Posted Aug. 27, 2012.
There was a time when physicians could get board certified one time for their entire career. But that changed more than 40 years ago, when the American Board of Family Practice started to issue time-limited certificates and require recertification every seven years.
By 2000, member boards of the American Board of Medical Specialties had signed on to adopt such maintenance-of-certification programs. The idea of voluntary MOC is continuous, lifelong learning — assessing doctors’ medical knowledge and skills throughout their careers and ensuring their competence.
Soon, physicians are likely to go through a similar process to keep their medical licenses.
That’s because the Federation of State Medical Boards and individual state boards for several years have been working to establish standards for maintenance of licensure. Like maintenance of certification, MOL is intended to promote continuous professional development relevant to a doctor’s area of practice. The shift is part of the movement to improve quality care and patient safety amid increasing public demands for better delivery of health care.
For physicians to renew their licenses, medical boards now typically require them to update their board certification and other information, pay a fee and show that they have completed continuing medical education. But under the maintenance-of-licensure initiative, doctors would have to demonstrate skills and knowledge in their area of practice on an ongoing basis throughout their careers.
The plan calls for physicians to participate in three components of lifelong learning: reflective self-assessment, assessment of knowledge and skills, and performance in practice. The principles of MOL are to be tested by 11 state medical boards in the near future.
Still undetermined is exactly what will be required of doctors to keep their licenses — and whether components of MOC and osteopathic continuous certification (OCC) will be accepted to meet MOL requirements.
The American Medical Association has provided feedback about the MOL proposal since the FSMB formed a committee to study the concept in 2003. Among the concerns are costs to doctors, potential redundancy of requirements for MOC and MOL, and impact on the physician work force.
At the AMA Annual Meeting in June, the Association’s Council on Medical Education presented a report to the House of Delegates that detailed the questions and challenges of implementing maintenance of licensure.
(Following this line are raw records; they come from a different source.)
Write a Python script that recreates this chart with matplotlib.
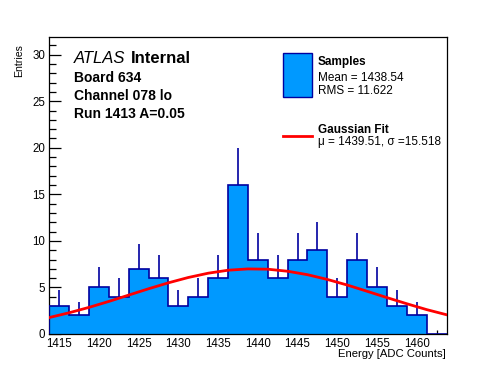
import numpy as np
import matplotlib.pyplot as plt
from matplotlib.patches import Rectangle
from matplotlib.lines import Line2D
from matplotlib.ticker import MultipleLocator

# histogram: 20 bins of 2.5 ADC counts
bin_edges = [1413.75 + 2.5 * i for i in range(21)]
counts = [3, 2, 5, 4, 7, 6, 3, 4, 6, 16, 8, 6, 8, 9, 4, 8, 5, 3, 2, 0]

# gaussian fit curve
fit_x = [1413.75, 1416.25, 1418.75, 1421.25, 1423.75, 1426.25, 1428.75,
         1431.25, 1433.75, 1436.25, 1438.75, 1441.25, 1443.75, 1446.25,
         1448.75, 1451.25, 1453.75, 1456.25, 1458.75, 1461.25, 1463.75]
fit_y = [1.77, 2.28, 2.86, 3.50, 4.18, 4.86, 5.50, 6.07, 6.53, 6.85, 6.99,
         6.96, 6.74, 6.37, 5.86, 5.26, 4.59, 3.91, 3.25, 2.62, 2.07]

x_ticks = [1415, 1420, 1425, 1430, 1435, 1440, 1445, 1450, 1455, 1460]
y_ticks = [0, 5, 10, 15, 20, 25, 30]

FILL = "#0099ff"
EDGE = "#0000a0"
RED = "#ff0000"

plt.rcParams["font.family"] = ["Liberation Sans", "DejaVu Sans"]

W, H = 496, 372
fig = plt.figure(figsize=(W / 100, H / 100), dpi=100)
ax = fig.add_axes([49.3 / W, 1 - 334 / H, (446.5 - 49.3) / W, (334 - 37) / H])

edges = np.array(bin_edges)
n = np.array(counts, dtype=float)
centers = edges[:-1] + 1.25
err = np.sqrt(n)
has = n > 0

ax.vlines(centers[has], (n - err)[has], (n + err)[has], color=EDGE, lw=1.2, zorder=1)
ax.stairs(n, edges, fill=True, facecolor=FILL, edgecolor="none", zorder=2)
ax.stairs(n, edges, baseline=0, fill=False, edgecolor=EDGE, lw=1.2, zorder=3)
ax.plot(fit_x, fit_y, color=RED, lw=2, zorder=4)

ax.set_xlim(1413.75, 1463.75)
ax.set_ylim(0, 31.9)
ax.set_xticks(x_ticks)
ax.set_yticks(y_ticks)
ax.xaxis.set_minor_locator(MultipleLocator(2.5))
ax.yaxis.set_minor_locator(MultipleLocator(1))
ax.tick_params(which="both", direction="in", top=False, right=False,
               labelsize=8.3, width=0.9)
ax.tick_params(axis="x", which="major", length=6.5, pad=3)
ax.tick_params(axis="x", which="minor", length=3.2)
ax.tick_params(axis="y", which="major", length=8.4, pad=3)
ax.tick_params(axis="y", which="minor", length=4.8)
for s in ax.spines.values():
    s.set_linewidth(0.9)

fig.text(446 / W, 1 - 357 / H, "Energy [ADC Counts]", ha="right",
         va="baseline", fontsize=8.1)
fig.text(19.5 / W, 1 - 44 / H, "Entries", rotation=90, ha="center", va="top",
         fontsize=7.6)

# ATLAS label block
t = fig.text(74 / W, 1 - 63 / H, "ATLAS", style="italic", fontsize=12,
             va="baseline")
fig.canvas.draw()
bb = t.get_window_extent()
fig.text((bb.x1 + 5) / W, 1 - 63 / H, "Internal", weight="bold",
         fontsize=12, va="baseline")
for yy, s in [(81.5, "Board 634"), (99.5, "Channel 078 lo"), (117.5, "Run 1413 A=0.05")]:
    fig.text(74 / W, 1 - yy / H, s, weight="bold", fontsize=10, va="baseline")

# legend
fig.add_artist(Rectangle((283.3 / W, 1 - 96.7 / H), 28.4 / W, 43.4 / H,
                         transform=fig.transFigure, facecolor=FILL,
                         edgecolor=EDGE, lw=1.0))
fig.add_artist(Line2D([283 / W, 311.5 / W], [1 - 136 / H, 1 - 136 / H],
                      transform=fig.transFigure, color=RED, lw=2))
fig.text(317.7 / W, 1 - 65 / H, "Samples", weight="bold", fontsize=8.5, va="baseline")
fig.text(317.7 / W, 1 - 80.7 / H, "Mean = 1438.54", fontsize=8.5, va="baseline")
fig.text(317.7 / W, 1 - 94.3 / H, "RMS = 11.622", fontsize=8.5, va="baseline")
fig.text(317.7 / W, 1 - 132.7 / H, "Gaussian Fit", weight="bold", fontsize=8.5, va="baseline")
fig.text(317.7 / W, 1 - 145 / H, "\u03bc = 1439.51, \u03c3 =15.518", fontsize=8.5,
         va="baseline")

fig.savefig("out.png", dpi=100)
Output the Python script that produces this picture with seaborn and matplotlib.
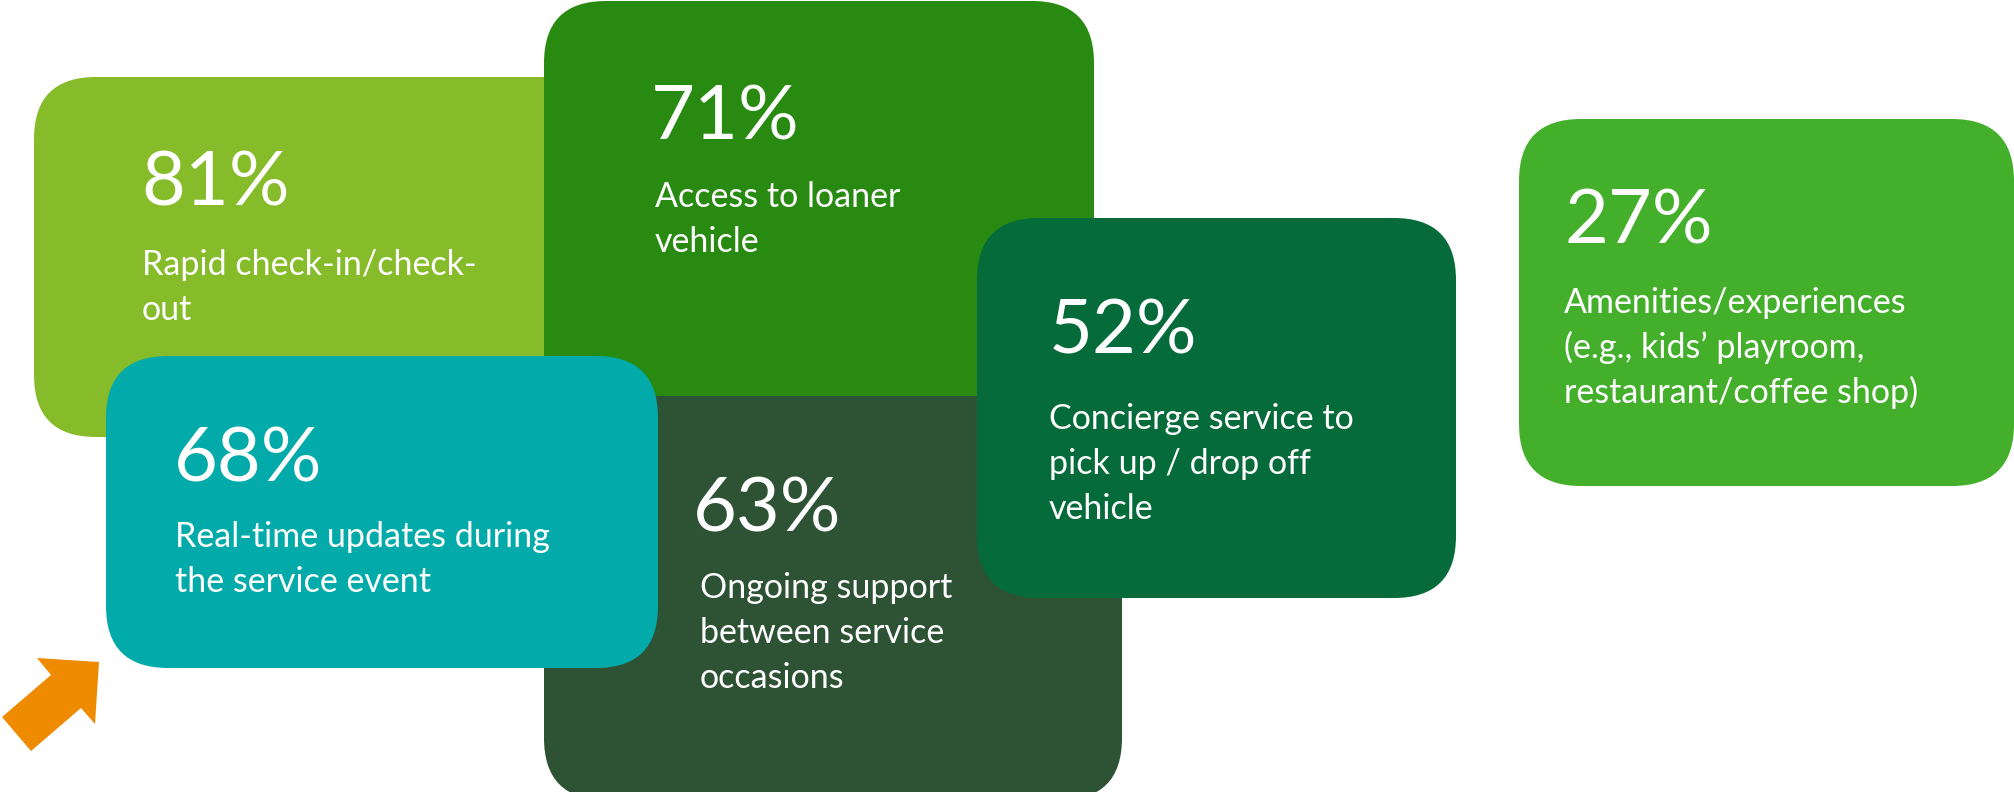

While the AMA supports the intent of MOC, OCC and MOL programs, it says their requirements should be properly aligned. This means that meeting a requirement for one program should be accepted as meeting identical or similar elements of another program. That would prevent physicians from duplicating tasks unnecessarily while still meeting the conditions of board certification and licensure.
To make sure that physicians don’t endure redundancies, delegates adopted policy directing the AMA to encourage the FSMB to continue working with boards to accept physician participation in MOC and OCC as meeting requirements for maintenance of licensure. The policy says that work should include developing alternatives for the estimated 200,000 doctors who are not board certified, and MOC or OCC should not be the only pathway to MOL for doctors.
If state allopathic and osteopathic boards move forward with maintenance-of-licensure programs, they should not revoke a doctor’s license for failing to meet MOC or OCC requirements, according to other policy adopted by delegates. That policy also directs the AMA to encourage the ABMS and specialty certification boards to continue exploring other ways to measure a doctor’s ability and knowledge as an alternative to closed-book examinations.
The Federation of State Medical Boards and specialty boards say they are listening to these and other concerns. FSMB officials say they are working to ensure that MOC and OCC requirements are taken into consideration as part of maintenance of licensure.
The AMA and physicians nationwide will continue to provide input on how maintenance of licensure will take shape before it begins. Whatever requirements are placed on physicians through MOL programs, they must be put into place with consideration to physicians’ time and resources.
That way, the process can ensure that doctors are up to date on their knowledge and skills while not placing an undue burden on them.